**WHAT TO PRODUCE**
Starting at the first line of the listing below, retype each line up to and including the one that contains "0.45, 0.22, 0.12];". Leave pictures out.

**SUPPLIED INFORMATION**
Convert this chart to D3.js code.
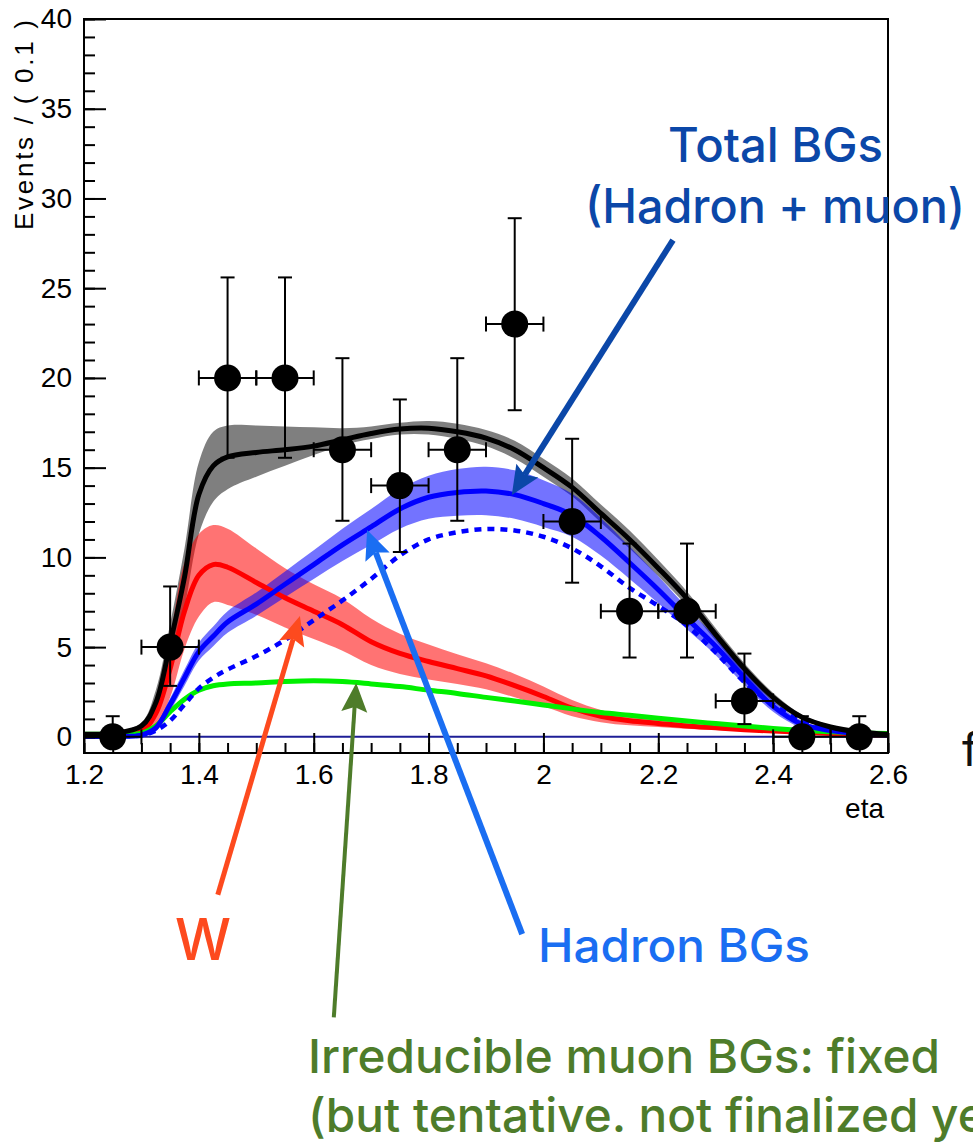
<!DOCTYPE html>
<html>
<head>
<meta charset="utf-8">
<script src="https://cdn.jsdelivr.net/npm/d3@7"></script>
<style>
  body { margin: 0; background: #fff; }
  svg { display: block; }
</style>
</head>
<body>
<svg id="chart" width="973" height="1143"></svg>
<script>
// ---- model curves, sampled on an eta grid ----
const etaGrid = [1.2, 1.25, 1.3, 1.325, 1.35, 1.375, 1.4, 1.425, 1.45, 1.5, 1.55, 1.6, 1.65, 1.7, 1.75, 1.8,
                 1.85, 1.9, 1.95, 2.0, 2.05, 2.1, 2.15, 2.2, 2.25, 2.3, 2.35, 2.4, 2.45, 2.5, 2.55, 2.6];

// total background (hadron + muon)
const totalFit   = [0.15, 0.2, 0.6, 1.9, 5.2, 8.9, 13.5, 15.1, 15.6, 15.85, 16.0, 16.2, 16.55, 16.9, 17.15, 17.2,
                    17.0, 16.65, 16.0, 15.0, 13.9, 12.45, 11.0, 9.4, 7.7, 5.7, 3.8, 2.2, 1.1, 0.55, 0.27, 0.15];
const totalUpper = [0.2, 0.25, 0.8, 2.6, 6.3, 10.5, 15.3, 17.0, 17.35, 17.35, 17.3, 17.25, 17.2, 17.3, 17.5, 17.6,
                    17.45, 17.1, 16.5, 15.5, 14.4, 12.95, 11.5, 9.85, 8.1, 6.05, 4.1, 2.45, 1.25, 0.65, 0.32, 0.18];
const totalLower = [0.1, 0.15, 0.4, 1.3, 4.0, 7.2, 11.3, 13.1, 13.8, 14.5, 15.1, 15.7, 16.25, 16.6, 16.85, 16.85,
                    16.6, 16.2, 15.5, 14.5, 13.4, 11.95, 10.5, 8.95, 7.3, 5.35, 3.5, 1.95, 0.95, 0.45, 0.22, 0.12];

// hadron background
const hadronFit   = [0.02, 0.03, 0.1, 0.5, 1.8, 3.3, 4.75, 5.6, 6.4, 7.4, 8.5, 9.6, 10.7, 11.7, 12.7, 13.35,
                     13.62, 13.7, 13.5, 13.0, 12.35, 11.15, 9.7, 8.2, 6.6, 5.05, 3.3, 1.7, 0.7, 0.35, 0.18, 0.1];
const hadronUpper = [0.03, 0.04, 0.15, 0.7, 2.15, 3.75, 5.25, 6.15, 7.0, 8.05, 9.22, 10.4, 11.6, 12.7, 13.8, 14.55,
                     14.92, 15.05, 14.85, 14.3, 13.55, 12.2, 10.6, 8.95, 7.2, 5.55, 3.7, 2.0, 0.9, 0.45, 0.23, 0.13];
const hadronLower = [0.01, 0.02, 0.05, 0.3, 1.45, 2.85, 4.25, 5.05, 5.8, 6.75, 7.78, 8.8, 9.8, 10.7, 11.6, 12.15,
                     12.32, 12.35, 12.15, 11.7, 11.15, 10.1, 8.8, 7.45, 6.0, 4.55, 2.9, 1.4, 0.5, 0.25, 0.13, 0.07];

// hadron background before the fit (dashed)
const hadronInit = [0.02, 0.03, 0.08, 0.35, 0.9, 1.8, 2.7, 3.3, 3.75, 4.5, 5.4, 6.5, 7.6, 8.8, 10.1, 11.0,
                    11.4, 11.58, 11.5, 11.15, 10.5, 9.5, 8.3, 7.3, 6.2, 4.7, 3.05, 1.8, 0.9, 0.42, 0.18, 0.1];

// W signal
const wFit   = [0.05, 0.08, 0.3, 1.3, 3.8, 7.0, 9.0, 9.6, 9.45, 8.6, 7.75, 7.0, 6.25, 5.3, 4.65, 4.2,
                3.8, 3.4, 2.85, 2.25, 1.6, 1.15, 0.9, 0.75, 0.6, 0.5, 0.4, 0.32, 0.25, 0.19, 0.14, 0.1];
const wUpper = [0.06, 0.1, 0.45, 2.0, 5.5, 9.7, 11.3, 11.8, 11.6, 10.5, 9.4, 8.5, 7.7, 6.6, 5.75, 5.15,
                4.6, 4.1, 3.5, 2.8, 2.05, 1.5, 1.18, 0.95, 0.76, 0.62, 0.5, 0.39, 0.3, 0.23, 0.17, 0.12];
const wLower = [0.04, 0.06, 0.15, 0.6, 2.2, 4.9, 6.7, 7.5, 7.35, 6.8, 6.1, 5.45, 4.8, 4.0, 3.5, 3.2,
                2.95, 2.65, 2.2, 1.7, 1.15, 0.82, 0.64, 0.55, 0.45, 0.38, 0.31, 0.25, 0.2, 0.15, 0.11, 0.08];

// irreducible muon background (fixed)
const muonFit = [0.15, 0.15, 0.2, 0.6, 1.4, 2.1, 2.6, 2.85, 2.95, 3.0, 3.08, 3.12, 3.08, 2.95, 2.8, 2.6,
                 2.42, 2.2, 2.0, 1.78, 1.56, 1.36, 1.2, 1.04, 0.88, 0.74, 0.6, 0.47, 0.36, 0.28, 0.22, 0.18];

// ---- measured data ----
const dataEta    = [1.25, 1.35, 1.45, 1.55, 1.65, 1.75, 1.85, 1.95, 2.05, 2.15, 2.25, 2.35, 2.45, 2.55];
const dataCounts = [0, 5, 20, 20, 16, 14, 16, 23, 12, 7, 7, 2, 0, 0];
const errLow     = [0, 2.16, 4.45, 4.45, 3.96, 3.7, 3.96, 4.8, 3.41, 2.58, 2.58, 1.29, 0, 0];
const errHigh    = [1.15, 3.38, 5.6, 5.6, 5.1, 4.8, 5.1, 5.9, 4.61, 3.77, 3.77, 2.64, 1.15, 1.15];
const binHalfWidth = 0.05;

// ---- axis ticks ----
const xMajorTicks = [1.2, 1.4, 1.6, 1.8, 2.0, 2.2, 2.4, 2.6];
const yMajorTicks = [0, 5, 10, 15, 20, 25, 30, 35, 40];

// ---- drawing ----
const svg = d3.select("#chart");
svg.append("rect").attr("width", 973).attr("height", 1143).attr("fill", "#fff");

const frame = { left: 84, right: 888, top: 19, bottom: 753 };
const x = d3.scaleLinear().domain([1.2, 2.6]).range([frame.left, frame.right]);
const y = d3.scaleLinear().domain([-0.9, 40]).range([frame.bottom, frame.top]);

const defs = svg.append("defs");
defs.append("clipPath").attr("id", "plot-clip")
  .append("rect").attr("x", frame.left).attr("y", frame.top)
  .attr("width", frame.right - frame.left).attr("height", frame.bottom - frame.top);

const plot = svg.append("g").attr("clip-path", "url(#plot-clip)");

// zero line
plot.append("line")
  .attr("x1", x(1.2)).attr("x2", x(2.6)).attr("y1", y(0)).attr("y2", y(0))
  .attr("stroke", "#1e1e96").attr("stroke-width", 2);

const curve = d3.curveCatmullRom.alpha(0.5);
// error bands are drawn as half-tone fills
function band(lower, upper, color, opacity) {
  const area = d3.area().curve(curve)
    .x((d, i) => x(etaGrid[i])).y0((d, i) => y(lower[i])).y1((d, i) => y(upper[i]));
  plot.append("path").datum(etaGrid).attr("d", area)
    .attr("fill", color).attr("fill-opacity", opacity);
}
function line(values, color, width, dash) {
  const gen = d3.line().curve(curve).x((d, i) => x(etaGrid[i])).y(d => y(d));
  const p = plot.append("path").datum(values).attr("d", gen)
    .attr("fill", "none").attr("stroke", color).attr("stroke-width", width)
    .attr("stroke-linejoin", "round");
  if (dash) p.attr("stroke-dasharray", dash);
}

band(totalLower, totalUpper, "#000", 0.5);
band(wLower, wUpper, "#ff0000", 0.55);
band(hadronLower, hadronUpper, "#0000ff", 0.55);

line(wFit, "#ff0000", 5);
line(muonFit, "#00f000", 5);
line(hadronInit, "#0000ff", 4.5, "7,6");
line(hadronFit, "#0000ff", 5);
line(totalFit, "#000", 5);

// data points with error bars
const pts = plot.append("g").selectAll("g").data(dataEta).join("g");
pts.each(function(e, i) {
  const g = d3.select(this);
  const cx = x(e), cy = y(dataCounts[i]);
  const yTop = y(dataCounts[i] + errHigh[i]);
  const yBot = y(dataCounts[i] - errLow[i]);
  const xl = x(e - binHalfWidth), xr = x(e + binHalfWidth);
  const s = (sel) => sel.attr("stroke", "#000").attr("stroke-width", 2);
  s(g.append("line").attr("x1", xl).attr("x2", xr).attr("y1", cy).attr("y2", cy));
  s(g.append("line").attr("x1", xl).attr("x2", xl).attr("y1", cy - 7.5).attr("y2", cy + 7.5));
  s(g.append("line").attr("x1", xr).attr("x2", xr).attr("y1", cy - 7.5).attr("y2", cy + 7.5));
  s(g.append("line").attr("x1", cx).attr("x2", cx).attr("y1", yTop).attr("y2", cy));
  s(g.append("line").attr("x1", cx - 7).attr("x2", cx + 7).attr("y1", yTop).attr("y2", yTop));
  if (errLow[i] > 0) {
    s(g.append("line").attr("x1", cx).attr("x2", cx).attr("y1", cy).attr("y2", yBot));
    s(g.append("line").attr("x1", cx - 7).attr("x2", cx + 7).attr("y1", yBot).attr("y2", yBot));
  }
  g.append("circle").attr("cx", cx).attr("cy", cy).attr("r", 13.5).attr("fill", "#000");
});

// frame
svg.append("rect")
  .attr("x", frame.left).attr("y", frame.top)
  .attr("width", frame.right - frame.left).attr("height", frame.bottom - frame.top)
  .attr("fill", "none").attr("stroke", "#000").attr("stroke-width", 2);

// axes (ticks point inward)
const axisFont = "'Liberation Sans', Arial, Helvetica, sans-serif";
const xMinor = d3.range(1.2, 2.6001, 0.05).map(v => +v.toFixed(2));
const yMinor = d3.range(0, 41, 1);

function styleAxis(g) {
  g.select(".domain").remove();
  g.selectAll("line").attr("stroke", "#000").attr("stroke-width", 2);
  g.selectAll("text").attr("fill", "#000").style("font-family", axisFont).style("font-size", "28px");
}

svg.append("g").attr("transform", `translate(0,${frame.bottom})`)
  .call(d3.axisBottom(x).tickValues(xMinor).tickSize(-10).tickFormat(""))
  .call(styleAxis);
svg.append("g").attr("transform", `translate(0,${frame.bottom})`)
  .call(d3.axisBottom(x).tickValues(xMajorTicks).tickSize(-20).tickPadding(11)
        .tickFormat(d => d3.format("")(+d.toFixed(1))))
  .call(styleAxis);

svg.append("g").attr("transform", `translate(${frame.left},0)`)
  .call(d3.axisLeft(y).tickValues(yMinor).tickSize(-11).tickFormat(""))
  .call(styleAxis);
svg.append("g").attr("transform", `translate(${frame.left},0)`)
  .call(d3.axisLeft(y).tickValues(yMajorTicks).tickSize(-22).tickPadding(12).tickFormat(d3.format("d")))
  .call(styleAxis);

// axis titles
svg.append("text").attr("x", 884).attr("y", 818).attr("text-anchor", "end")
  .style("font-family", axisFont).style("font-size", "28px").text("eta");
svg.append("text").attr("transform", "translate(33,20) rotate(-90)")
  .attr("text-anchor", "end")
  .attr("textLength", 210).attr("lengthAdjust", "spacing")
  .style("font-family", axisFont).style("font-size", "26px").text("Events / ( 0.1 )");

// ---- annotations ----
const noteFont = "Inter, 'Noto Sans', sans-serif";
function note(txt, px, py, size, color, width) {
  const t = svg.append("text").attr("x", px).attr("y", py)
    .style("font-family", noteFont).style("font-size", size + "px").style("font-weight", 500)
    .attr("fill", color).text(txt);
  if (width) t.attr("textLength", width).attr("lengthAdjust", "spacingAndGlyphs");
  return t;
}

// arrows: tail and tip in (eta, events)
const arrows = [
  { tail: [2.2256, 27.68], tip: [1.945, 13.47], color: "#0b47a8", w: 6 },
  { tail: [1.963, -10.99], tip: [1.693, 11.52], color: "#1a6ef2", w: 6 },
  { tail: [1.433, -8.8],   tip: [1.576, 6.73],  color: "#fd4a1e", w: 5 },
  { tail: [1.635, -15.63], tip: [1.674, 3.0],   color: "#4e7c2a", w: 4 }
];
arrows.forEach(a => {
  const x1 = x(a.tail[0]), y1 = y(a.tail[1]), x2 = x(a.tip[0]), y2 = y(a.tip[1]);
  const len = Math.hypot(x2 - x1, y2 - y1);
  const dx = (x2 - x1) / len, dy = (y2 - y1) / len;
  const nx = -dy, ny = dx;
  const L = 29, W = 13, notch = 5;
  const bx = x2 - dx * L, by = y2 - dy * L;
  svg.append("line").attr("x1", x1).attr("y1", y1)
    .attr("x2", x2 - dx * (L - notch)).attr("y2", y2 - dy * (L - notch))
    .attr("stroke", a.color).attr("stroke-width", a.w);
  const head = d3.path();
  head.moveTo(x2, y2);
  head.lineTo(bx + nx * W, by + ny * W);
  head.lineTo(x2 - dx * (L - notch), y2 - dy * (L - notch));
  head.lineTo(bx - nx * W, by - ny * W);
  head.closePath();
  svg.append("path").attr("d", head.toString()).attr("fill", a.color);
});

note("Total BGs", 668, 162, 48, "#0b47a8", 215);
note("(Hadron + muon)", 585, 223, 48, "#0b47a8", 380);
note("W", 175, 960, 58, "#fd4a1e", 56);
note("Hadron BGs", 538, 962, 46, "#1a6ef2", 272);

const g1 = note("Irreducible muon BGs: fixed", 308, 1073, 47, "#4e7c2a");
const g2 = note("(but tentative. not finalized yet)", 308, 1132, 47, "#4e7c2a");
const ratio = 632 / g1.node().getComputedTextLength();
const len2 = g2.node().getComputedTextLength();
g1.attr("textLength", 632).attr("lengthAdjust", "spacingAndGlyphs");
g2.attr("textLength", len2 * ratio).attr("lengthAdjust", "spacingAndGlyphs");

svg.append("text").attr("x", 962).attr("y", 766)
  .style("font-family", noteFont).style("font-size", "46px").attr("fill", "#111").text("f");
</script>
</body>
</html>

**FINAL ANSWER**
Convert this chart to D3.js code.
<!DOCTYPE html>
<html>
<head>
<meta charset="utf-8">
<script src="https://cdn.jsdelivr.net/npm/d3@7"></script>
<style>
  body { margin: 0; background: #fff; }
  svg { display: block; }
</style>
</head>
<body>
<svg id="chart" width="973" height="1143"></svg>
<script>
// ---- model curves, sampled on an eta grid ----
const etaGrid = [1.2, 1.25, 1.3, 1.325, 1.35, 1.375, 1.4, 1.425, 1.45, 1.5, 1.55, 1.6, 1.65, 1.7, 1.75, 1.8,
                 1.85, 1.9, 1.95, 2.0, 2.05, 2.1, 2.15, 2.2, 2.25, 2.3, 2.35, 2.4, 2.45, 2.5, 2.55, 2.6];

// total background (hadron + muon)
const totalFit   = [0.15, 0.2, 0.6, 1.9, 5.2, 8.9, 13.5, 15.1, 15.6, 15.85, 16.0, 16.2, 16.55, 16.9, 17.15, 17.2,
                    17.0, 16.65, 16.0, 15.0, 13.9, 12.45, 11.0, 9.4, 7.7, 5.7, 3.8, 2.2, 1.1, 0.55, 0.27, 0.15];
const totalUpper = [0.2, 0.25, 0.8, 2.6, 6.3, 10.5, 15.3, 17.0, 17.35, 17.35, 17.3, 17.25, 17.2, 17.3, 17.5, 17.6,
                    17.45, 17.1, 16.5, 15.5, 14.4, 12.95, 11.5, 9.85, 8.1, 6.05, 4.1, 2.45, 1.25, 0.65, 0.32, 0.18];
const totalLower = [0.1, 0.15, 0.4, 1.3, 4.0, 7.2, 11.3, 13.1, 13.8, 14.5, 15.1, 15.7, 16.25, 16.6, 16.85, 16.85,
                    16.6, 16.2, 15.5, 14.5, 13.4, 11.95, 10.5, 8.95, 7.3, 5.35, 3.5, 1.95, 0.95, 0.45, 0.22, 0.12];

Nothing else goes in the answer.